Extract, from the listing that follows, each line containing the word "React".

▶ _Data excerpt_
----

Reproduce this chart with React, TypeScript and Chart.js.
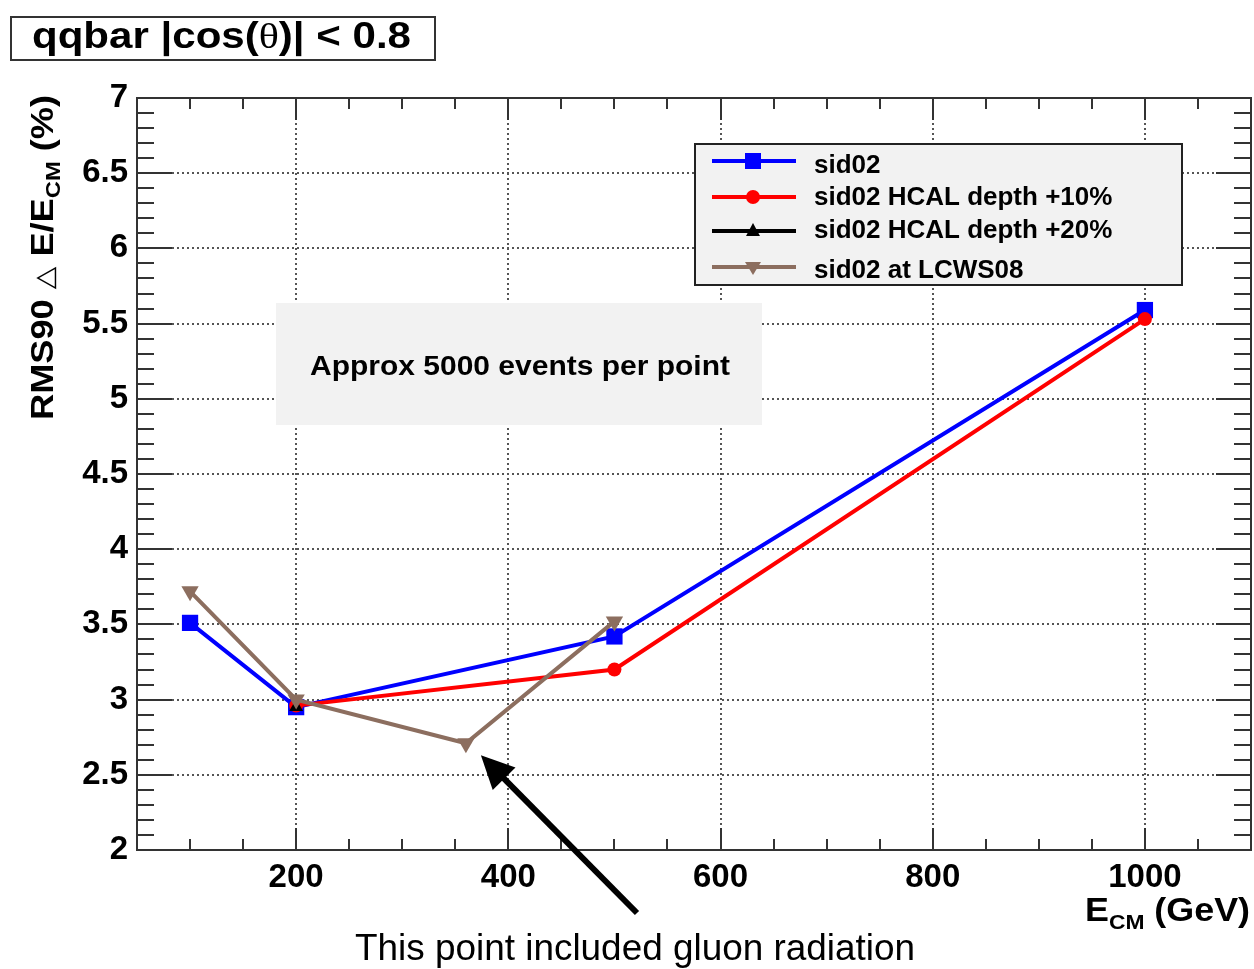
import React, { useEffect, useRef } from 'react';
import { Chart, registerables } from 'chart.js';

Chart.register(...registerables);

const SERIES_LABELS = ['sid02', 'sid02 HCAL depth +10%', 'sid02 HCAL depth +20%', 'sid02 at LCWS08'];
const SID02_E = [100, 200, 500, 1000];
const SID02_RES = [3.51, 2.95, 3.42, 5.59];
const HCAL10_E = [200, 500, 1000];
const HCAL10_RES = [2.96, 3.2, 5.53];
const HCAL20_E = [200];
const HCAL20_RES = [2.95];
const LCWS08_E = [100, 200, 360, 500];
const LCWS08_RES = [3.72, 3.0, 2.71, 3.52];
const X_TICKS = [200, 400, 600, 800, 1000];
const Y_TICKS = [2, 2.5, 3, 3.5, 4, 4.5, 5, 5.5, 6, 6.5, 7];
const X_MIN = 50;
const X_MAX = 1100;
const Y_MIN = 2;
const Y_MAX = 7;
const X_MINOR_STEP = 50;
const Y_MINOR_STEP = 0.1;
const TITLE_PARTS = ['qqbar |cos(', 'θ', ')| < 0.8'];
const NOTE = 'Approx 5000 events per point';
const ANNOTATION = 'This point included gluon radiation';
const ANNOTATED_INDEX = 2; // LCWS08 point at 360 GeV

const FONT = '"Liberation Sans", Arial, Helvetica, sans-serif';
const COLORS = ['#0000ff', '#ff0000', '#000000', '#8c6e5f'];
const SHAPES = ['rect', 'circle', 'triangle', 'triangleDown'];

type Seg = { text: string; font: string; dy?: number };

function drawRich(ctx: CanvasRenderingContext2D, segs: Seg[], x: number, y: number, width: number, align: 'left' | 'right' | 'center') {
  ctx.save();
  let total = 0;
  const ws = segs.map((s) => {
    ctx.font = s.font;
    const w = ctx.measureText(s.text).width;
    total += w;
    return w;
  });
  const k = width ? width / total : 1;
  ctx.translate(x, y);
  ctx.scale(k, 1);
  let cx = align === 'left' ? 0 : align === 'right' ? -total : -total / 2;
  ctx.textAlign = 'left';
  ctx.textBaseline = 'alphabetic';
  segs.forEach((s, i) => {
    ctx.font = s.font;
    ctx.fillText(s.text, cx, s.dy || 0);
    cx += ws[i];
  });
  ctx.restore();
}

function drawMarker(ctx: CanvasRenderingContext2D, shape: string, x: number, y: number, color: string) {
  ctx.save();
  ctx.fillStyle = color;
  ctx.beginPath();
  if (shape === 'rect') {
    ctx.rect(x - 8, y - 8, 16, 16);
  } else if (shape === 'circle') {
    ctx.arc(x, y, 7, 0, Math.PI * 2);
  } else if (shape === 'triangle') {
    ctx.moveTo(x, y - 8);
    ctx.lineTo(x + 7, y + 5);
    ctx.lineTo(x - 7, y + 5);
    ctx.closePath();
  } else {
    ctx.moveTo(x, y + 8);
    ctx.lineTo(x + 8, y - 5);
    ctx.lineTo(x - 8, y - 5);
    ctx.closePath();
  }
  ctx.fill();
  ctx.restore();
}

const rootPlugin = {
  id: 'rootStyle',
  beforeDatasetsDraw(chart: any) {
    const { ctx, chartArea: a } = chart;
    const xs = chart.scales.x;
    const ys = chart.scales.y;
    ctx.save();
    // dotted grid at major ticks
    ctx.strokeStyle = '#555';
    ctx.lineWidth = 2;
    ctx.setLineDash([2, 3]);
    xs.ticks.forEach((t: any) => {
      const px = Math.round(xs.getPixelForValue(t.value));
      ctx.beginPath();
      ctx.moveTo(px, a.top);
      ctx.lineTo(px, a.bottom);
      ctx.stroke();
    });
    ys.ticks.forEach((t: any) => {
      const py = Math.round(ys.getPixelForValue(t.value));
      ctx.beginPath();
      ctx.moveTo(a.left, py);
      ctx.lineTo(a.right, py);
      ctx.stroke();
    });
    ctx.setLineDash([]);
    // note box
    ctx.fillStyle = '#f2f2f2';
    ctx.fillRect(276, 303, 486, 122);
    ctx.fillStyle = '#000';
    drawRich(ctx, [{ text: NOTE, font: `bold 28px ${FONT}` }], 520, 375, 420, 'center');
    ctx.restore();
  },
  afterDatasetsDraw(chart: any) {
    const { ctx, chartArea: a } = chart;
    const xs = chart.scales.x;
    const ys = chart.scales.y;
    ctx.save();
    // legend
    ctx.fillStyle = '#f2f2f2';
    ctx.fillRect(695, 144, 487, 141);
    ctx.strokeStyle = '#222';
    ctx.lineWidth = 2;
    ctx.strokeRect(695, 144, 487, 141);
    const rowY = [161, 197, 231, 267];
    const baseY = [173, 205, 238, 278];
    chart.data.datasets.forEach((ds: any, i: number) => {
      ctx.strokeStyle = ds.borderColor;
      ctx.lineWidth = ds.borderWidth;
      ctx.beginPath();
      ctx.moveTo(712, rowY[i]);
      ctx.lineTo(796, rowY[i]);
      ctx.stroke();
      drawMarker(ctx, SHAPES[i], 753, rowY[i], ds.borderColor);
      ctx.fillStyle = '#000';
      ctx.font = `bold 26px ${FONT}`;
      ctx.textAlign = 'left';
      ctx.textBaseline = 'alphabetic';
      ctx.fillText(ds.label, 814, baseY[i]);
    });
    // frame
    ctx.strokeStyle = '#333';
    ctx.lineWidth = 2;
    ctx.strokeRect(a.left, a.top, a.right - a.left, a.bottom - a.top);
    // ticks
    ctx.lineWidth = 2;
    for (let v = X_MIN; v <= X_MAX + 1e-6; v += X_MINOR_STEP) {
      const major = X_TICKS.includes(v);
      const len = major ? 22 : 11;
      const px = Math.round(xs.getPixelForValue(v));
      ctx.beginPath();
      ctx.moveTo(px, a.bottom);
      ctx.lineTo(px, a.bottom - len);
      ctx.moveTo(px, a.top);
      ctx.lineTo(px, a.top + len);
      ctx.stroke();
    }
    const nY = Math.round((Y_MAX - Y_MIN) / Y_MINOR_STEP);
    for (let i = 0; i <= nY; i++) {
      const v = Y_MIN + i * Y_MINOR_STEP;
      const major = i % 5 === 0;
      const len = major ? 35 : 17;
      const py = Math.round(ys.getPixelForValue(v));
      ctx.beginPath();
      ctx.moveTo(a.left, py);
      ctx.lineTo(a.left + len, py);
      ctx.moveTo(a.right, py);
      ctx.lineTo(a.right - len, py);
      ctx.stroke();
    }
    ctx.restore();
  },
  afterDraw(chart: any) {
    const { ctx } = chart;
    const xs = chart.scales.x;
    const ys = chart.scales.y;
    ctx.save();
    // title box
    ctx.strokeStyle = '#333';
    ctx.lineWidth = 2;
    ctx.strokeRect(11, 17, 424, 43);
    ctx.fillStyle = '#000';
    drawRich(
      ctx,
      [
        { text: TITLE_PARTS[0], font: `bold 36px ${FONT}` },
        { text: TITLE_PARTS[1], font: `36px "Liberation Serif", "Times New Roman", serif` },
        { text: TITLE_PARTS[2], font: `bold 36px ${FONT}` },
      ],
      32,
      48,
      379,
      'left'
    );
    // y title
    ctx.save();
    ctx.translate(53, 420);
    ctx.rotate(-Math.PI / 2);
    drawRich(
      ctx,
      [
        { text: 'RMS90 ', font: `bold 32px ${FONT}` },
        { text: '△', font: `26px "DejaVu Sans", sans-serif` },
        { text: ' E/E', font: `bold 32px ${FONT}` },
        { text: 'CM', font: `bold 21px ${FONT}`, dy: 7 },
        { text: ' (%)', font: `bold 32px ${FONT}` },
      ],
      0,
      0,
      325,
      'left'
    );
    ctx.restore();
    // x title
    drawRich(
      ctx,
      [
        { text: 'E', font: `bold 33px ${FONT}` },
        { text: 'CM', font: `bold 21px ${FONT}`, dy: 8 },
        { text: ' (GeV)', font: `bold 33px ${FONT}` },
      ],
      1250,
      921,
      165,
      'right'
    );
    // arrow
    const px = xs.getPixelForValue(LCWS08_E[ANNOTATED_INDEX]);
    const py = ys.getPixelForValue(LCWS08_RES[ANNOTATED_INDEX]);
    const tipX = px + 15;
    const tipY = py + 12;
    const tailX = 637;
    const tailY = 913;
    const dx = tipX - tailX;
    const dy = tipY - tailY;
    const L = Math.hypot(dx, dy);
    const ux = dx / L;
    const uy = dy / L;
    const headLen = 33;
    const halfW = 16;
    const bx = tipX - ux * headLen;
    const by = tipY - uy * headLen;
    ctx.strokeStyle = '#000';
    ctx.lineWidth = 6;
    ctx.beginPath();
    ctx.moveTo(tailX, tailY);
    ctx.lineTo(bx + ux * 5, by + uy * 5);
    ctx.stroke();
    ctx.fillStyle = '#000';
    ctx.beginPath();
    ctx.moveTo(tipX, tipY);
    ctx.lineTo(bx - uy * halfW, by + ux * halfW);
    ctx.lineTo(bx + uy * halfW, by - ux * halfW);
    ctx.closePath();
    ctx.fill();
    // annotation text
    drawRich(ctx, [{ text: ANNOTATION, font: `36px ${FONT}` }], 635, 960, 560, 'center');
    ctx.restore();
  },
};

function toPoints(xs: number[], ys: number[]) {
  return xs.map((x, i) => ({ x, y: ys[i] }));
}

export default function App() {
  const ref = useRef<HTMLCanvasElement>(null);
  useEffect(() => {
    document.body.style.margin = '0';
    const canvas = ref.current;
    if (!canvas) return;
    const tickFont = { family: FONT, size: 33, weight: 'bold' as const };
    const chart = new Chart(canvas, {
      type: 'scatter',
      data: {
        datasets: [
          {
            label: SERIES_LABELS[0],
            data: toPoints(SID02_E, SID02_RES),
            showLine: true,
            borderColor: COLORS[0],
            backgroundColor: COLORS[0],
            borderWidth: 4,
            pointStyle: 'rect',
            pointRadius: 11.5,
            pointBorderWidth: 0,
            order: 4,
          },
          {
            label: SERIES_LABELS[1],
            data: toPoints(HCAL10_E, HCAL10_RES),
            showLine: true,
            borderColor: COLORS[1],
            backgroundColor: COLORS[1],
            borderWidth: 4,
            pointStyle: 'circle',
            pointRadius: 7,
            pointBorderWidth: 0,
            order: 3,
          },
          {
            label: SERIES_LABELS[2],
            data: toPoints(HCAL20_E, HCAL20_RES),
            showLine: true,
            borderColor: COLORS[2],
            backgroundColor: COLORS[2],
            borderWidth: 4,
            pointStyle: 'triangle',
            pointRadius: 8,
            pointBorderWidth: 0,
            order: 2,
          },
          {
            label: SERIES_LABELS[3],
            data: toPoints(LCWS08_E, LCWS08_RES),
            showLine: true,
            borderColor: COLORS[3],
            backgroundColor: COLORS[3],
            borderWidth: 4,
            pointStyle: 'triangle',
            pointRotation: 180,
            pointRadius: 10,
            pointBorderWidth: 0,
            order: 1,
          },
        ],
      },
      options: {
        animation: false,
        responsive: false,
        devicePixelRatio: 1,
        layout: { autoPadding: false, padding: { top: 98, right: 3, left: 0, bottom: 0 } },
        plugins: { legend: { display: false }, tooltip: { enabled: false } },
        scales: {
          x: {
            type: 'linear',
            min: X_MIN,
            max: X_MAX,
            afterBuildTicks: (s: any) => {
              s.ticks = X_TICKS.map((v) => ({ value: v }));
            },
            afterFit: (s: any) => {
              s.height = 119;
              s.paddingLeft = 0;
              s.paddingRight = 0;
            },
            grid: { display: false, drawTicks: false },
            border: { display: false },
            ticks: {
              font: tickFont,
              color: '#000',
              padding: 8,
              maxRotation: 0,
              autoSkip: false,
              callback: (v: any) => String(v),
            },
          },
          y: {
            type: 'linear',
            min: Y_MIN,
            max: Y_MAX,
            afterBuildTicks: (s: any) => {
              s.ticks = Y_TICKS.map((v) => ({ value: v }));
            },
            afterFit: (s: any) => {
              s.width = 137;
              s.paddingTop = 0;
              s.paddingBottom = 0;
            },
            grid: { display: false, drawTicks: false },
            border: { display: false },
            ticks: {
              font: tickFont,
              color: '#000',
              padding: 9,
              autoSkip: false,
              callback: (v: any) => String(v),
            },
          },
        },
      },
      plugins: [rootPlugin],
    });
    return () => chart.destroy();
  }, []);
  return <canvas ref={ref} width={1254} height={969} style={{ display: 'block', width: 1254, height: 969 }} />;
}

----

▶ _Result of this task_
Reproduce this chart with React, TypeScript and Chart.js.
import React, { useEffect, useRef } from 'react';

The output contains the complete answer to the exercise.